Retype word for word the first line of the listing and each line after it up to the line with "var svg = d3.select('svg');", with the pictures taken out.

**** DATASET ****

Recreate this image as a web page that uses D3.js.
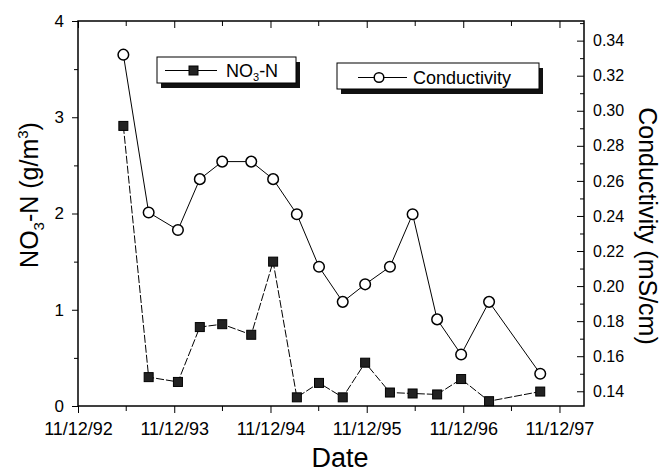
<!DOCTYPE html>
<html>
<head>
<meta charset="utf-8">
<script src="https://cdn.jsdelivr.net/npm/d3@7"></script>
<style>
  body { margin: 0; background: #fff; }
  svg { display: block; font-family: "Liberation Sans", Arial, sans-serif; }
</style>
</head>
<body>
<svg width="668" height="474"></svg>
<script>
var svg = d3.select('svg');

// data
var dates = ["1993-05-03", "1993-08-07", "1993-11-26", "1994-02-17", "1994-05-13", "1994-08-31",
    "1994-11-22", "1995-02-20", "1995-05-15", "1995-08-13", "1995-11-06", "1996-02-08",
    "1996-05-04", "1996-08-05", "1996-11-04", "1997-02-18", "1997-08-31"];
var no3 = [2.91, 0.30, 0.25, 0.82, 0.85, 0.74, 1.50, 0.09, 0.24, 0.09, 0.45, 0.14, 0.13, 0.12, 0.28, 0.05, 0.15];
var cond = [0.332, 0.242, 0.232, 0.261, 0.271, 0.271, 0.261, 0.241, 0.211, 0.191, 0.201, 0.211, 0.241, 0.181, 0.161, 0.191, 0.150];

var xTicks = ["1992-11-12", "1993-11-12", "1994-11-12", "1995-11-12", "1996-11-12", "1997-11-12"];
var leftTicks = [0, 1, 2, 3, 4];
var leftMinor = [0.5, 1.5, 2.5, 3.5];
var rightTicks = [0.14, 0.16, 0.18, 0.20, 0.22, 0.24, 0.26, 0.28, 0.30, 0.32, 0.34];
var rightMinor = [0.15, 0.17, 0.19, 0.21, 0.23, 0.25, 0.27, 0.29, 0.31, 0.33, 0.35];

var parse = d3.timeParse('%Y-%m-%d');
var fmt = d3.timeFormat('%m/%d/%y');

var pLeft = 78, pRight = 584, pTop = 21, pBottom = 406;

var x = d3.scaleTime()
    .domain([parse('1992-11-12'), parse('1998-02-13')])
    .range([pLeft, pRight]);
var yL = d3.scaleLinear().domain([0, 4]).range([pBottom, pTop]);
var yR = d3.scaleLinear().domain([0.1316, 0.3512]).range([pBottom, pTop]);

var xMajor = xTicks.map(parse);
var xMinor = xMajor.map(function(d){ return d3.timeMonth.offset(d, 6); })
    .filter(function(d){ return d < x.domain()[1]; });

var rows = dates.map(function(d, i){
    return {date: parse(d), no3: no3[i], cond: cond[i]};
});

// axes
function clean(g){
    g.select('.domain').remove();
    g.selectAll('line').attr('stroke', '#000').attr('stroke-width', 1);
}

svg.append('g')
    .attr('transform', 'translate(0,' + pBottom + ')')
    .call(d3.axisBottom(x).tickValues(xMajor).tickFormat(fmt).tickSize(7).tickPadding(9))
    .call(clean)
    .selectAll('text').attr('font-size', 18).attr('font-family', 'Liberation Sans, Arial').attr('fill', '#000');
svg.append('g')
    .attr('transform', 'translate(0,' + pBottom + ')')
    .call(d3.axisBottom(x).tickValues(xMinor).tickFormat('').tickSize(5))
    .call(clean);
svg.append('g')
    .attr('transform', 'translate(0,' + pTop + ')')
    .call(d3.axisTop(x).tickValues(xMajor).tickFormat('').tickSize(-7))
    .call(clean);
svg.append('g')
    .attr('transform', 'translate(0,' + pTop + ')')
    .call(d3.axisTop(x).tickValues(xMinor).tickFormat('').tickSize(-5))
    .call(clean);

svg.append('g')
    .attr('transform', 'translate(' + pLeft + ',0)')
    .call(d3.axisLeft(yL).tickValues(leftTicks).tickFormat(d3.format('d')).tickSize(6).tickPadding(8))
    .call(clean)
    .selectAll('text').attr('font-size', 17).attr('font-family', 'Liberation Sans, Arial').attr('fill', '#000');
svg.append('g')
    .attr('transform', 'translate(' + pLeft + ',0)')
    .call(d3.axisLeft(yL).tickValues(leftMinor).tickFormat('').tickSize(4))
    .call(clean);

svg.append('g')
    .attr('transform', 'translate(' + pRight + ',0)')
    .call(d3.axisRight(yR).tickValues(rightTicks).tickFormat(d3.format('.2f')).tickSize(-7).tickPadding(9))
    .call(clean)
    .selectAll('text').attr('font-size', 16).attr('font-family', 'Liberation Sans, Arial').attr('fill', '#000');
svg.append('g')
    .attr('transform', 'translate(' + pRight + ',0)')
    .call(d3.axisRight(yR).tickValues(rightMinor).tickFormat('').tickSize(-4))
    .call(clean);

// frame
svg.append('rect')
    .attr('x', pLeft).attr('y', pTop)
    .attr('width', pRight - pLeft).attr('height', pBottom - pTop)
    .attr('fill', 'none').attr('stroke', '#000').attr('stroke-width', 1.5);

// lines
var lineN = d3.line()
    .x(function(d){ return x(d.date); })
    .y(function(d){ return yL(d.no3); });
var lineC = d3.line()
    .x(function(d){ return x(d.date); })
    .y(function(d){ return yR(d.cond); });

svg.append('path').datum(rows)
    .attr('d', lineC)
    .attr('fill', 'none').attr('stroke', '#000').attr('stroke-width', 1);
svg.append('path').datum(rows)
    .attr('d', lineN)
    .attr('fill', 'none').attr('stroke', '#000').attr('stroke-width', 1)
    .attr('stroke-dasharray', '8,2');

// markers
svg.selectAll('circle.cond')
    .data(rows)
    .enter()
    .append('circle')
    .attr('class', 'cond')
    .attr('cx', function(d){ return x(d.date); })
    .attr('cy', function(d){ return yR(d.cond); })
    .attr('r', 5.3)
    .attr('fill', '#fff')
    .attr('stroke', '#000')
    .attr('stroke-width', 1.5);

svg.selectAll('rect.no3')
    .data(rows)
    .enter()
    .append('rect')
    .attr('class', 'no3')
    .attr('x', function(d){ return x(d.date) - 4.5; })
    .attr('y', function(d){ return yL(d.no3) - 4.5; })
    .attr('width', 9)
    .attr('height', 9)
    .attr('fill', '#222')
    .attr('stroke', '#000')
    .attr('stroke-width', 1);

// legends
function legendBox(x0, y0, w, h){
    svg.append('rect')
        .attr('x', x0 + 4).attr('y', y0 + 5)
        .attr('width', w).attr('height', h)
        .attr('fill', '#111');
    svg.append('rect')
        .attr('x', x0).attr('y', y0)
        .attr('width', w).attr('height', h)
        .attr('fill', '#fff').attr('stroke', '#000').attr('stroke-width', 1);
}

legendBox(157, 57, 139, 26);
svg.append('line')
    .attr('x1', 165).attr('x2', 217).attr('y1', 70.5).attr('y2', 70.5)
    .attr('stroke', '#000').attr('stroke-width', 1.2);
svg.append('rect')
    .attr('x', 189).attr('y', 66).attr('width', 9).attr('height', 9)
    .attr('fill', '#222').attr('stroke', '#000');
var t1 = svg.append('text')
    .attr('x', 226).attr('y', 76.5)
    .attr('font-size', 18);
t1.append('tspan').text('NO');
t1.append('tspan').attr('font-size', 11).attr('dy', 4).text('3');
t1.append('tspan').attr('dy', -4).text('-N');

legendBox(337, 63, 202, 26);
svg.append('line')
    .attr('x1', 358).attr('x2', 407).attr('y1', 77.5).attr('y2', 77.5)
    .attr('stroke', '#000').attr('stroke-width', 1.2);
svg.append('circle')
    .attr('cx', 379).attr('cy', 77.5).attr('r', 4.8)
    .attr('fill', '#fff').attr('stroke', '#000').attr('stroke-width', 1.5);
svg.append('text')
    .attr('x', 413).attr('y', 83.5)
    .attr('font-size', 18)
    .text('Conductivity');

// axis titles
var tl = svg.append('text')
    .attr('transform', 'translate(38,195) rotate(-90)')
    .attr('text-anchor', 'middle')
    .attr('font-size', 25);
tl.append('tspan').text('NO');
tl.append('tspan').attr('font-size', 15).attr('dy', 6).text('3');
tl.append('tspan').attr('dy', -6).text('-N (g/m');
tl.append('tspan').attr('font-size', 15).attr('dy', -10).text('3');
tl.append('tspan').attr('dy', 10).text(')');

svg.append('text')
    .attr('transform', 'translate(639,226) rotate(90)')
    .attr('text-anchor', 'middle')
    .attr('font-size', 25)
    .text('Conductivity (mS/cm)');

svg.append('text')
    .attr('x', 340).attr('y', 467)
    .attr('text-anchor', 'middle')
    .attr('font-size', 27)
    .text('Date');
</script>
</body>
</html>
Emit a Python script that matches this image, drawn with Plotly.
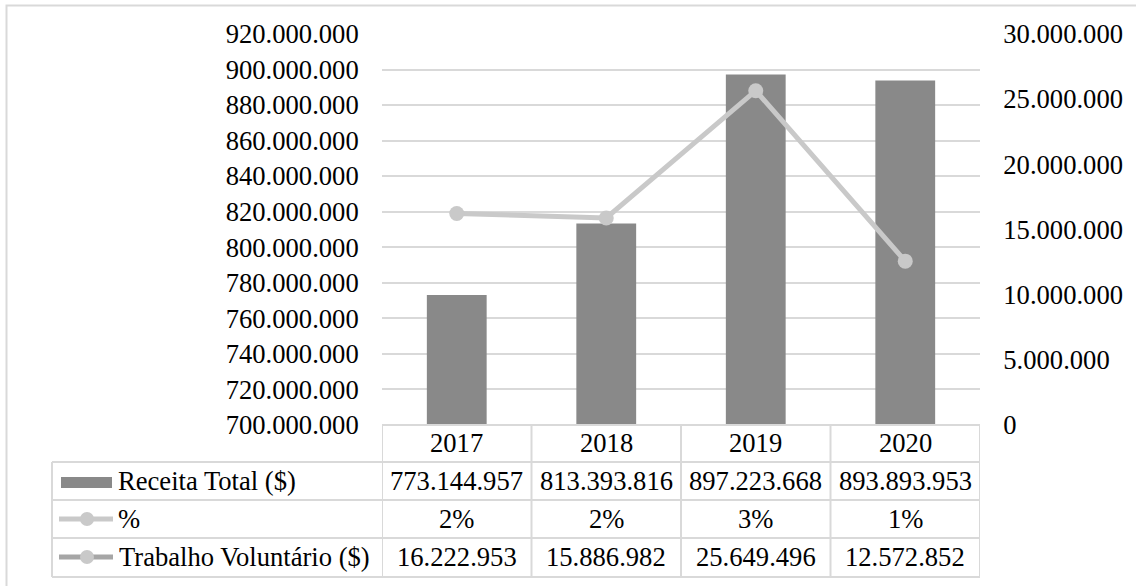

****

TASK RESPONSE
Recreate this image as a web page that uses D3.js.
<!DOCTYPE html>
<html>
<head>
<meta charset="utf-8">
<script src="https://cdn.jsdelivr.net/npm/d3@7"></script>
<style>
  body { margin: 0; background: #fff; }
  svg { display: block; font-family: "Liberation Sans", Arial, sans-serif; }
</style>
</head>
<body>
<svg width="668" height="474"></svg>
<script>
var svg = d3.select('svg');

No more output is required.